** Begin **

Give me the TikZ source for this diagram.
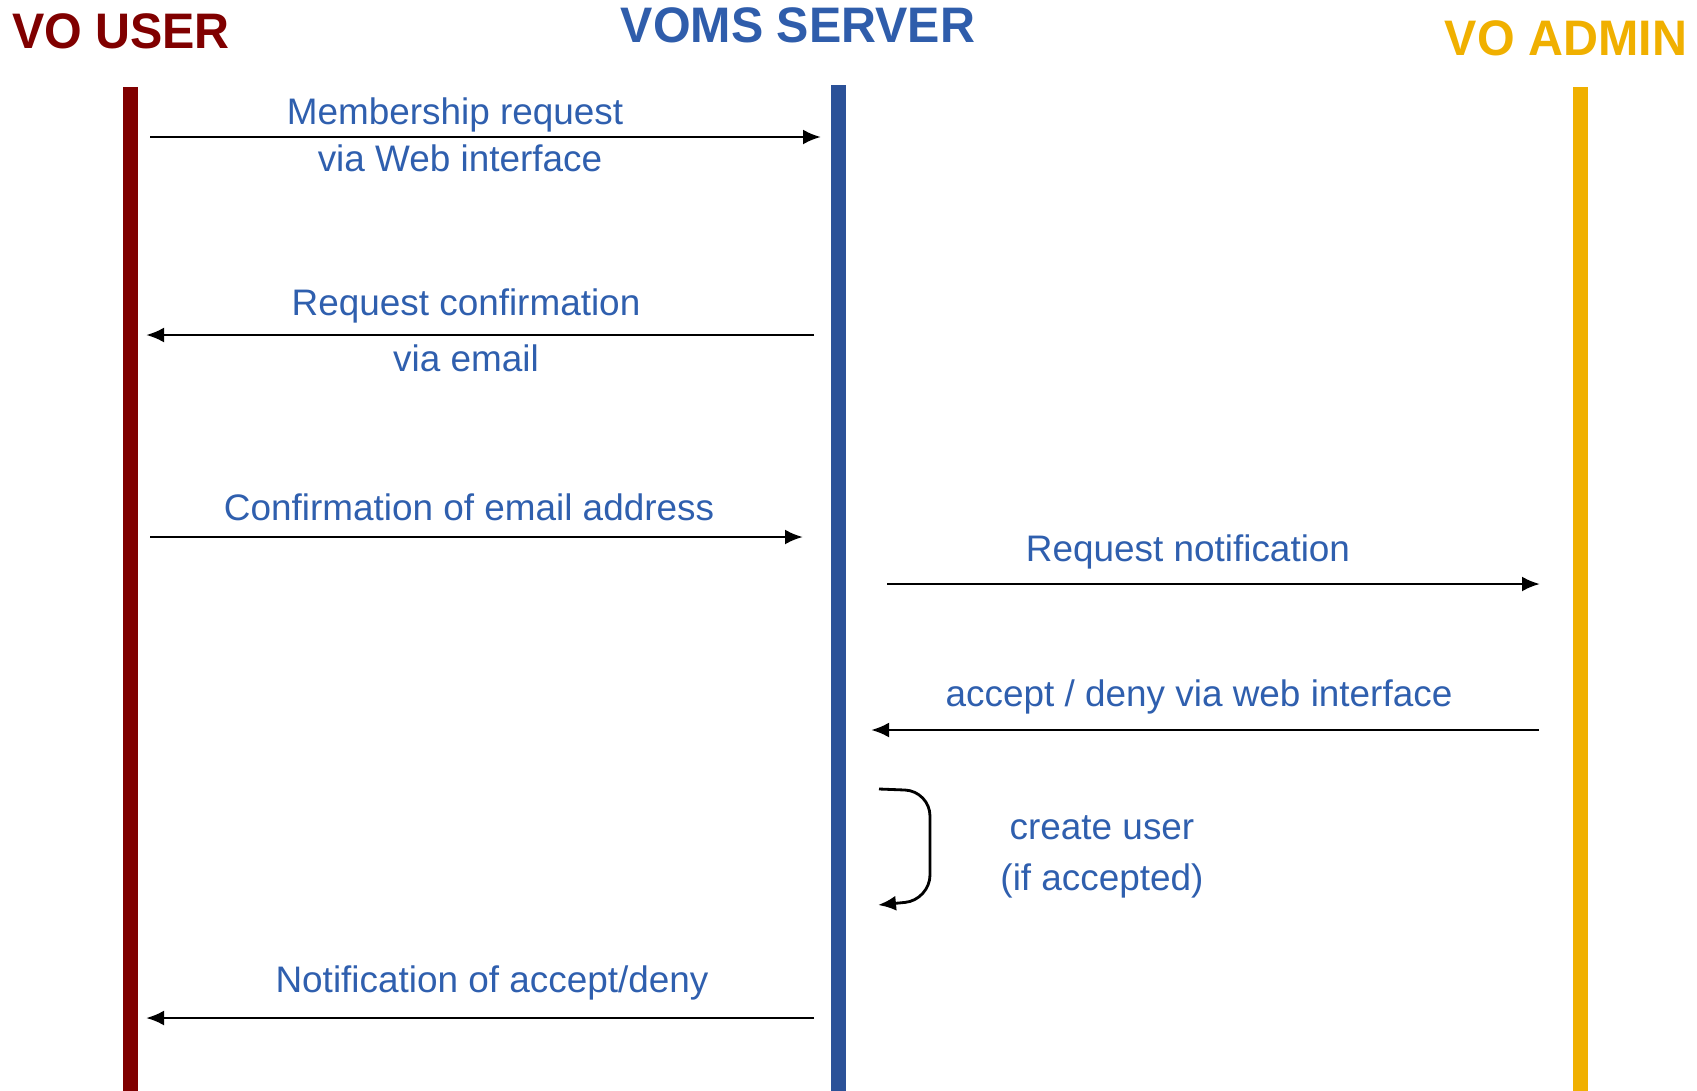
\documentclass[tikz,border=0pt]{standalone}
\usepackage{fontspec}
\setmainfont{Liberation Sans}
\newfontfamily\headfont[FakeStretch=0.97]{Liberation Sans}
\usepackage{xcolor}
\usepackage{tikz}
\usetikzlibrary{calc, arrows.meta, positioning}

\definecolor{userred}{HTML}{800000}
\definecolor{serverblue}{HTML}{2B5198}
\definecolor{titleblue}{HTML}{2F5DAB}
\definecolor{adminyellow}{HTML}{F0B000}
\definecolor{msgblue}{HTML}{2F5FAE}

\begin{document}
\begin{tikzpicture}[>={Latex[length=1.8mm, width=1.5mm]},
    lifeline/.style={line width=1.5mm},
    msg/.style={->, line width=0.8pt, black},
    lbl/.style={text=msgblue, font=\fontsize{10.5}{12}\selectfont, inner sep=0pt},
    head/.style={font=\headfont\fontsize{14.2}{16}\selectfont\bfseries, inner sep=0pt}]
    \useasboundingbox (0,0) rectangle (16.97,-10.91);

    % 1. Tiêu đề và đường đời
    \node[head, text=userred] (user) at (1.21,-0.31) {VO USER};
    \node[head, text=titleblue] (server) at (7.98,-0.25) {VOMS SERVER};
    \node[head, text=adminyellow] (admin) at (15.66,-0.385) {VO ADMIN};

    \draw[lifeline, userred] (1.30,-0.87) -- (1.30,-10.91);
    \draw[lifeline, serverblue] (8.385,-0.85) -- (8.385,-10.91);
    \draw[lifeline, adminyellow] (15.80,-0.87) -- (15.80,-10.91);

    % 2. Các điểm đầu cuối của thông điệp
    \coordinate (m1a) at (1.50,-1.37);  \coordinate (m1b) at (8.21,-1.37);
    \coordinate (m2a) at (8.14,-3.35);  \coordinate (m2b) at (1.46,-3.35);
    \coordinate (m3a) at (1.50,-5.37);  \coordinate (m3b) at (8.03,-5.37);
    \coordinate (m4a) at (8.87,-5.84);  \coordinate (m4b) at (15.40,-5.84);
    \coordinate (m5a) at (15.39,-7.30); \coordinate (m5b) at (8.71,-7.30);
    \coordinate (m6a) at (8.79,-7.89);  \coordinate (m6b) at (8.78,-9.05);
    \coordinate (m7a) at (8.14,-10.18); \coordinate (m7b) at (1.46,-10.18);

    % 3. Thông điệp giữa người dùng và máy chủ
    \draw[msg] (m1a) -- (m1b);
    \node[lbl] (l1a) at (4.55,-1.15) {Membership request};
    \node[lbl] (l1b) at (4.60,-1.58) {via Web interface};

    \draw[msg] (m2a) -- (m2b);
    \node[lbl] (l2a) at (4.66,-3.06) {Request confirmation};
    \node[lbl] (l2b) at (4.66,-3.58) {via email};

    \draw[msg] (m3a) -- (m3b);
    \node[lbl] (l3) at (4.69,-5.07) {Confirmation of email address};

    % 4. Thông điệp giữa máy chủ và quản trị
    \draw[msg] (m4a) -- (m4b);
    \node[lbl] (l4) at (11.88,-5.52) {Request notification};

    \draw[msg] (m5a) -- (m5b);
    \node[lbl] (l5) at (11.99,-6.97) {accept / deny via web interface};

    % Vòng lặp tạo người dùng
    \draw[msg, rounded corners=2.5mm] (m6a) -- (9.30,-7.91) -- (9.30,-9.00) -- (m6b);
    \node[lbl] (l6a) at (11.02,-8.28) {create user};
    \node[lbl] (l6b) at (11.02,-8.81) {(if accepted)};

    % 5. Thông báo kết quả
    \draw[msg] (m7a) -- (m7b);
    \node[lbl] (l7) at (4.92,-9.83) {Notification of accept/deny};

\end{tikzpicture}
\end{document}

** End **

WHAT IS BEING ASKED. From start to finish, output the listing exactly, but omit its pictures.

ANSWER TO THE PROBLEM.
Give me the TikZ source for this diagram.
\documentclass[tikz,border=0pt]{standalone}
\usepackage{fontspec}
\setmainfont{Liberation Sans}
\newfontfamily\headfont[FakeStretch=0.97]{Liberation Sans}
\usepackage{xcolor}
\usepackage{tikz}
\usetikzlibrary{calc, arrows.meta, positioning}

\definecolor{userred}{HTML}{800000}
\definecolor{serverblue}{HTML}{2B5198}
\definecolor{titleblue}{HTML}{2F5DAB}
\definecolor{adminyellow}{HTML}{F0B000}
\definecolor{msgblue}{HTML}{2F5FAE}

\begin{document}
\begin{tikzpicture}[>={Latex[length=1.8mm, width=1.5mm]},
    lifeline/.style={line width=1.5mm},
    msg/.style={->, line width=0.8pt, black},
    lbl/.style={text=msgblue, font=\fontsize{10.5}{12}\selectfont, inner sep=0pt},
    head/.style={font=\headfont\fontsize{14.2}{16}\selectfont\bfseries, inner sep=0pt}]
    \useasboundingbox (0,0) rectangle (16.97,-10.91);

    % 1. Tiêu đề và đường đời
    \node[head, text=userred] (user) at (1.21,-0.31) {VO USER};
    \node[head, text=titleblue] (server) at (7.98,-0.25) {VOMS SERVER};
    \node[head, text=adminyellow] (admin) at (15.66,-0.385) {VO ADMIN};

    \draw[lifeline, userred] (1.30,-0.87) -- (1.30,-10.91);
    \draw[lifeline, serverblue] (8.385,-0.85) -- (8.385,-10.91);
    \draw[lifeline, adminyellow] (15.80,-0.87) -- (15.80,-10.91);

    % 2. Các điểm đầu cuối của thông điệp
    \coordinate (m1a) at (1.50,-1.37);  \coordinate (m1b) at (8.21,-1.37);
    \coordinate (m2a) at (8.14,-3.35);  \coordinate (m2b) at (1.46,-3.35);
    \coordinate (m3a) at (1.50,-5.37);  \coordinate (m3b) at (8.03,-5.37);
    \coordinate (m4a) at (8.87,-5.84);  \coordinate (m4b) at (15.40,-5.84);
    \coordinate (m5a) at (15.39,-7.30); \coordinate (m5b) at (8.71,-7.30);
    \coordinate (m6a) at (8.79,-7.89);  \coordinate (m6b) at (8.78,-9.05);
    \coordinate (m7a) at (8.14,-10.18); \coordinate (m7b) at (1.46,-10.18);

    % 3. Thông điệp giữa người dùng và máy chủ
    \draw[msg] (m1a) -- (m1b);
    \node[lbl] (l1a) at (4.55,-1.15) {Membership request};
    \node[lbl] (l1b) at (4.60,-1.58) {via Web interface};

    \draw[msg] (m2a) -- (m2b);
    \node[lbl] (l2a) at (4.66,-3.06) {Request confirmation};
    \node[lbl] (l2b) at (4.66,-3.58) {via email};

    \draw[msg] (m3a) -- (m3b);
    \node[lbl] (l3) at (4.69,-5.07) {Confirmation of email address};

    % 4. Thông điệp giữa máy chủ và quản trị
    \draw[msg] (m4a) -- (m4b);
    \node[lbl] (l4) at (11.88,-5.52) {Request notification};

    \draw[msg] (m5a) -- (m5b);
    \node[lbl] (l5) at (11.99,-6.97) {accept / deny via web interface};

    % Vòng lặp tạo người dùng
    \draw[msg, rounded corners=2.5mm] (m6a) -- (9.30,-7.91) -- (9.30,-9.00) -- (m6b);
    \node[lbl] (l6a) at (11.02,-8.28) {create user};
    \node[lbl] (l6b) at (11.02,-8.81) {(if accepted)};

    % 5. Thông báo kết quả
    \draw[msg] (m7a) -- (m7b);
    \node[lbl] (l7) at (4.92,-9.83) {Notification of accept/deny};

\end{tikzpicture}
\end{document}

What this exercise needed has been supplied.